El poder es de los desgraciados (sobre “Todo ese ayer”, de Óscar Vela)
Por Eduardo Varas
He pasado varios días pensando en esta, la reciente novela publicada por Óscar Vela, porque creo que más allá del ejercicio que ha hecho Santiago Páez con «Ecuatox», no encuentro ninguna otra obra de ficción que desentrañe el correísmo que se vive en Ecuador, pero desde una posición tangencial. No es un disparo directo, pero no hay cómo ver a otro lado. No hay reclamo, hay una suerte de reflejo, de radiografía del poder, de lo que significa tener el poder en un país que está lleno de gente que controla a otra, que puede decidir por otra, que acaba al resto si lo quiere, porque puede.
“Todo ese ayer” habla de cómo gente con el poder económico, de seguridad y político es capaz de sostener sistemas que defenderán a toda costa; un sistema que genera víctimas no por acciones “macro”, sino por el daño que se inflige directamente. También habla de cómo la sociedad se mantiene en función de apariencias, de ideas que no responden a la realidad, de cosas que se guardan para proteger el status quo. “Todo ese ayer” habla de personajes destrozados porque hay algo sobre ellos que los presiona. “Todo ese ayer” es la novela que nos muestra qué pasa cuando los desgraciados tienen el poder, aquí y en otros sitios, en un país, en una ciudad, en una familia. No hay un deseo por atacar al régimen, hay solo necesidad de contar una historia sobre cómo ejercemos el poder desde la posibilidad de hundir al otro, con las justificaciones que encontremos. Y eso, bajo cualquier perspectiva, va a referirnos al correísmo; eso y las relaciones de la historia con el 30 de septiembre de 2010, que no es algo gratuito.
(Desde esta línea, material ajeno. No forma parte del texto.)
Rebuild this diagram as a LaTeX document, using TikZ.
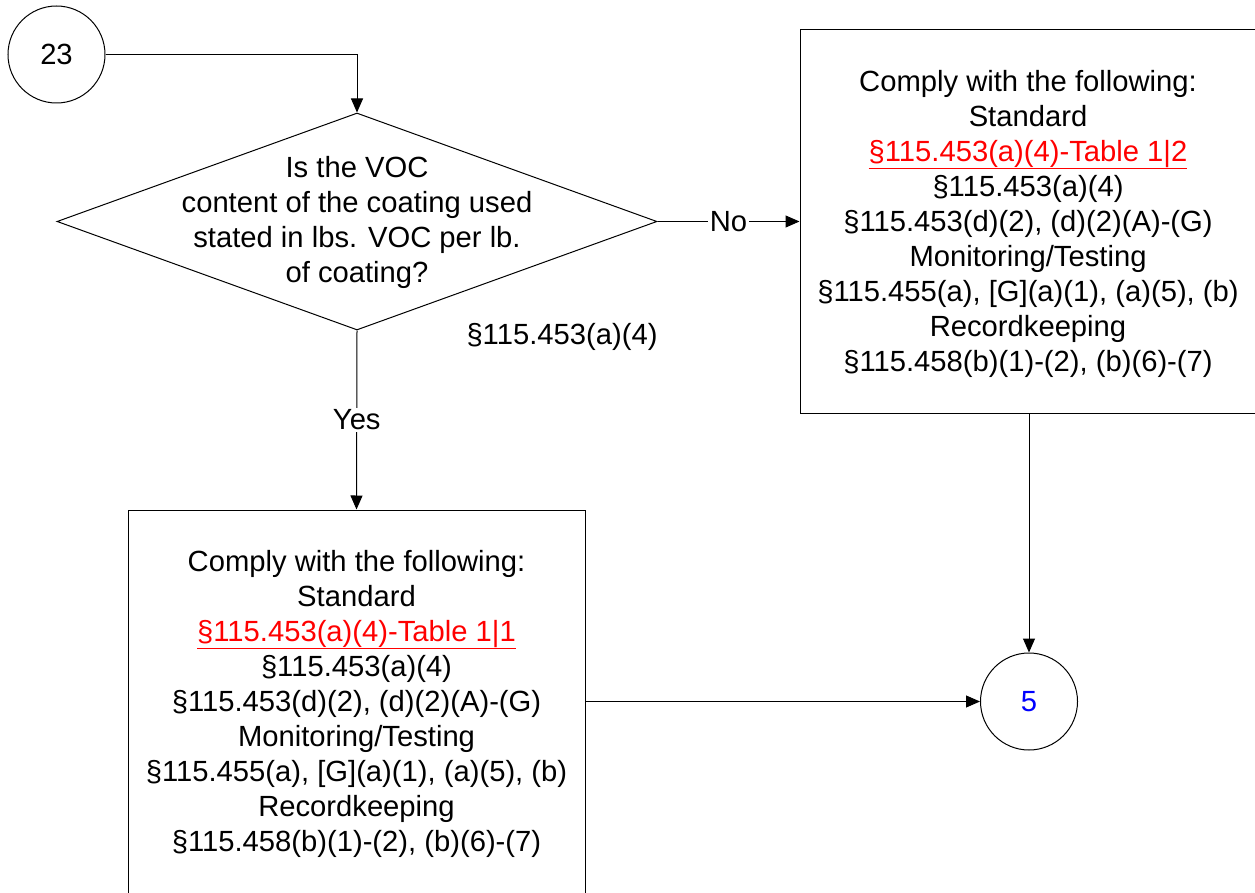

En “Todo ese ayer” hay un solo camino: la imposibilidad de salir del lugar en el que se está. El poder convierte todo en arena movediza y si queremos escapar de ahí, en realidad nos hundimos más. Hay consecuencias en las acciones que realizan y han realizado Federico Gallardo y Sebastián Barberán, dos amigos de adolescencia, cercanos, casi como hermanos. Uno argentino (Barberán) y otro viviendo en Argentina con su familia (Gallardo). Cuando el tiempo consular termina para su padre en Buenos Aires, Federico vuelve a Quito con su familia. Sebastián se queda, interviene directamente en contra del régimen militar de su país, lo detienen y lo desaparecen. Al menos eso cree Federico hasta que Sebastián reaparece en forma de un email. El pasado regresa, pero todo ha cambiado. Sebastián necesita ayuda, siente que lo persiguen, que los fantasmas de ese poder que lo doblegó están detrás de él. Federico no lo puede ayudar; el poder que le ha dado estabilidad, y que él parece disfrutar, lo ha proscrito y no va a descansar hasta hundirlo. Y se va a hundir. Federico deberá tocar fondo hasta reconocer que no hay manera de recuperarse una vez que el poder te ha señalado.
Hay algo importante en la forma en que Oscar Vela construye sus novelas; algo que te remueve. Pasa por el hecho de que las acciones se construyen y se destruyen casi en un mismo nivel. Ese golpe maestro de acabar con personajes de un renglón a otro y de abrir dudas que resuelve con simples gestos es lo que convierte a su trabajo en un deleite para el lector. No se trata de transformar la literatura, de experimentar, de hacer vanguardia por hacerla, se trata de controlar lo que se cuenta y las sensaciones y filiaciones que se desarrollan en el lector. Una persona no lee para pasar el rato, lo hace para conocer a otros seres y entender algo de la vida, porque así es la empatía. Oscar Vela lo sabe, por eso su apuesta mira hacia los que no pueden más, los que activan alarmas, los que piden auxilio. En este universo, en el que Federico, su mujer Rocío y Sebastián parecen buscar puntos en común, descubrimos que la anécdota que da inicio a todo debe agotarse. No hay más. Ese poder que Vela evidencia se traga todo, no deja nada, es un agujero negro que no va a permitir que la luz salga. Es un poder que se activa para lo que mejor sabe hacer: acabar con el otro, de la peor manera posible.